One can also say: we had too much tech debt because we didn't have good enough linters and clone detectors to keep out the common problems, and also we had made some poor technical choices that required hiring a much larger team to begin with.
If you have a pet problem, you can always convince yourself that it's responsible for all woes. That just keeps you from seeing the holistic view and finding the best solution.
> Most technical problems are really people problems. Think about it. Why does technical debt exist? Because requirements weren't properly clarified before work began. Because a salesperson promised an unrealistic deadline to a customer. Because a developer chose an outdated technology because it was comfortable. Because management was too reactive and cancelled a project mid-flight. Because someone's ego wouldn't let them see a better way of doing things.
I mean true, technical debt is people's problem. Why it exists? Because there are not enough people in the team. Because they are not skilled enough.
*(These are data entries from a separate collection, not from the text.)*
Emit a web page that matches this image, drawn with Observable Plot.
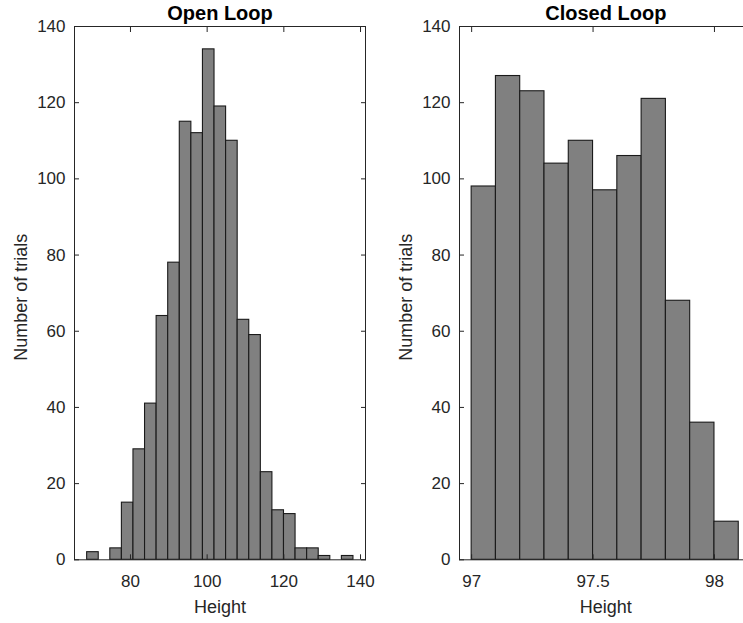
<!DOCTYPE html>
<html>
<head>
<meta charset="utf-8">
<script src="https://cdn.jsdelivr.net/npm/d3@7"></script>
<script src="https://cdn.jsdelivr.net/npm/@observablehq/plot@0.6"></script>
<style>
  html, body { margin: 0; padding: 0; background: #fff; }
  #wrap { position: relative; width: 743px; height: 623px; overflow: hidden; }
  #wrap svg { position: absolute; top: 0; overflow: visible; }
</style>
</head>
<body>
<div id="wrap"></div>
<script>
// Open loop histogram: bin edges (24) and counts (23)
const openEdges = [68.7, 71.72, 74.74, 77.76, 80.78, 83.8, 86.82, 89.84, 92.86, 95.88, 98.9, 101.92,
  104.94, 107.96, 110.98, 114.0, 117.02, 120.04, 123.06, 126.08, 129.1, 132.12, 135.14, 138.16];
const openCounts = [2, 0, 3, 15, 29, 41, 64, 78, 115, 112, 134, 119, 110, 63, 59, 23, 13, 12, 3, 3, 1, 0, 1];
const openXTicks = [80, 100, 120, 140];

// Closed loop histogram: bin edges (12) and counts (11)
const closedEdges = [97.0, 97.1, 97.2, 97.3, 97.4, 97.5, 97.6, 97.7, 97.8, 97.9, 98.0, 98.1];
const closedCounts = [98, 127, 123, 104, 110, 97, 106, 121, 68, 36, 10];
const closedXTicks = [97, 97.5, 98];

const yTicks = [0, 20, 40, 60, 80, 100, 120, 140];
const titles = ["Open Loop", "Closed Loop"];
const xLabel = "Height";
const yLabel = "Number of trials";

const axisColor = "#262626";
const font = "'Liberation Sans', Arial, Helvetica, sans-serif";

function hist(edges, counts, xDomain, xTicks, title, opts) {
  const bins = counts.map((c, i) => ({x1: edges[i], x2: edges[i + 1], y: c})).filter(d => d.y > 0);
  return Plot.plot({
    width: opts.width,
    height: 623,
    marginLeft: 74,
    marginRight: opts.marginRight,
    marginTop: 26,
    marginBottom: 63.7,
    style: {fontFamily: font, fontSize: "17px", color: axisColor, background: "transparent", overflow: "visible"},
    x: {domain: xDomain},
    y: {domain: [0, 140]},
    marks: [
      Plot.rectY(bins, {x1: "x1", x2: "x2", y: "y", fill: "#808080", stroke: "#1a1a1a", strokeWidth: 1.1}),
      Plot.frame({stroke: axisColor, strokeWidth: 1}),
      // bottom axis: inward ticks + labels
      Plot.axisX({anchor: "bottom", ticks: xTicks, tickSize: -5, tickPadding: 20.5, tickFormat: d => String(d),
        fontSize: 17, fill: axisColor, stroke: axisColor, label: null}),
      // top ticks
      Plot.axisX({anchor: "top", ticks: xTicks, tickSize: -5, fill: "none", stroke: axisColor, label: null}),
      // left axis
      Plot.axisY({anchor: "left", ticks: yTicks, tickSize: -5, tickPadding: 14, tickFormat: d => String(d),
        fontSize: 17, fill: axisColor, stroke: axisColor, label: null}),
      // right ticks
      Plot.axisY({anchor: "right", ticks: yTicks, tickSize: -5, fill: "none", stroke: axisColor, label: null}),
      Plot.text([title], {frameAnchor: "top", lineAnchor: "middle", textAnchor: "middle", dy: -13.4,
        fontSize: 20, fontWeight: "bold", fill: "#000"}),
      Plot.text([xLabel], {frameAnchor: "bottom", lineAnchor: "middle", textAnchor: "middle", dy: 47,
        fontSize: 18, fill: axisColor}),
      Plot.text([yLabel], {frameAnchor: "left", lineAnchor: "middle", textAnchor: "middle", rotate: -90,
        dx: -53, dy: 4, fontSize: 18, fill: axisColor})
    ]
  });
}

const wrap = document.getElementById("wrap");
const left = hist(openEdges, openCounts, [65.4, 141.3], openXTicks, titles[0], {width: 385, marginRight: 20});
left.style.left = "0px";
wrap.appendChild(left);
const right = hist(closedEdges, closedCounts, [96.95, 98.155], closedXTicks, titles[1], {width: 387, marginRight: 20.4});
right.style.left = "385px";
wrap.appendChild(right);
</script>
</body>
</html>
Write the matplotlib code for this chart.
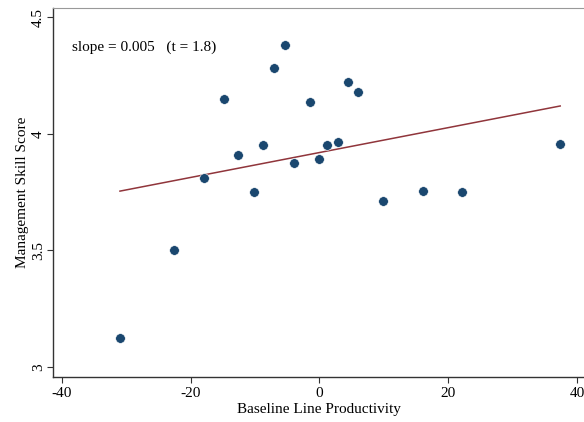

Because the devloper has promised they'll finish up the task before Christmas but failed to deliver.
I don't really like marketing, but they serve an important function: they convert code to money. Code itself isn't worth anything, only marketed code is worth something. That's why it's so hard to refactor.
Also there's this unofficial law in programming: code that is easy to refactor at some point is going to be replaced by code that is hard to refactor. Sometimes people misidentify what exactly is code debt and convert blocks of code that aren't code debt into exactly code debt which is later impossible to remove, because they thought they knew better.